Ran across these apps googling - haven't used them myself but maybe one can help https://coinoscope.com/ https://www.numiis.com/
I'll preface this by saying I am really bad with Islamic coins, so I'm just giving my beginner experience until someone knowledgeable makes this comment obsolete! I think you have the images oriented correctly. Compare to this photo of an Umayyad AE Fals: https://www.acsearch.info/search.html?id=9733550 I believe the denomination is usually described as a "Fals" (derived from Follis?). I don't know which is the obverse: I think that depends on which side has the Kalima (Islamic declaration of faith). I don't speak/read Arabic, but by comparing enough images you can usually find other examples using the same characters, and work out approximately what the legends are saying. When trying to look for matches on calligraphic types, the first thing I do separate out how many lines of text there are on each side. And which direction, horizontal vs. circular in the margins and other possibilities (e.g., three horizontal lines for your top photo; I'm less sure of the bottom, if maybe there's someone script in the margins). And if there's a bead border and/or any more legend in the margins. References I've used: https://zeno.ru/ is the popular standard online reference, so you could browse around, looking for a foothold. acsearch.info -- just searching for images to find something similar.
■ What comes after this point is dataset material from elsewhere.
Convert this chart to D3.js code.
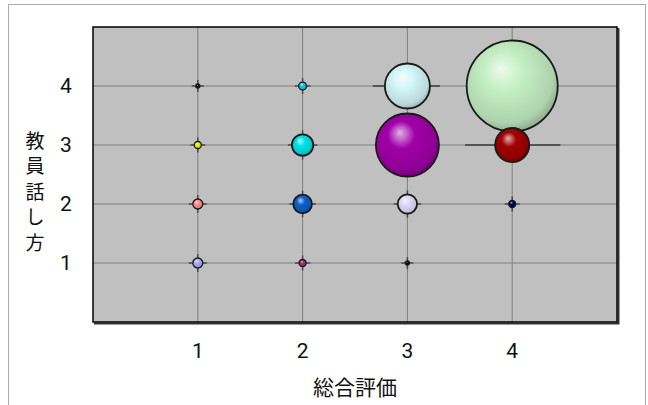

For example, "Umayyad" "Fals" "Lines" = https://www.acsearch.info/search.html?term=fals+umay+"lines" ... or subtract Umayyad, since I don't really know that's what you have, and specify "three lines": https://www.acsearch.info/search.html?term=fals+"three+lines" Richard Plant wrote the popular volume Arabic Coins and How to Read Them, an intro text oriented toward collectors who don't already read Arabic (but a sophisticated intro, as Plant was very scholarly), if you can get it (it's still in high demand, but there have been reprints by Spink). You can also download the 2011 edition of Stephen Album's Checklist in PDF format from his website. It's a very widely used reference. BUT -- big "but" -- it doesn't use images, so if you're not an Arabic reader (like me) it's only useful insofar as you already know what you're looking at (I don't!) and/or use it alongside other illustrated refs.
@Curtis thank you, there is plenty of info you have provided to get me started. I wasn't expecting to receive anything but a Claudius II Alexandria Tetradrachm, and this "gift" was unexpected. I have no other Islamic coins and zero knowledge of them.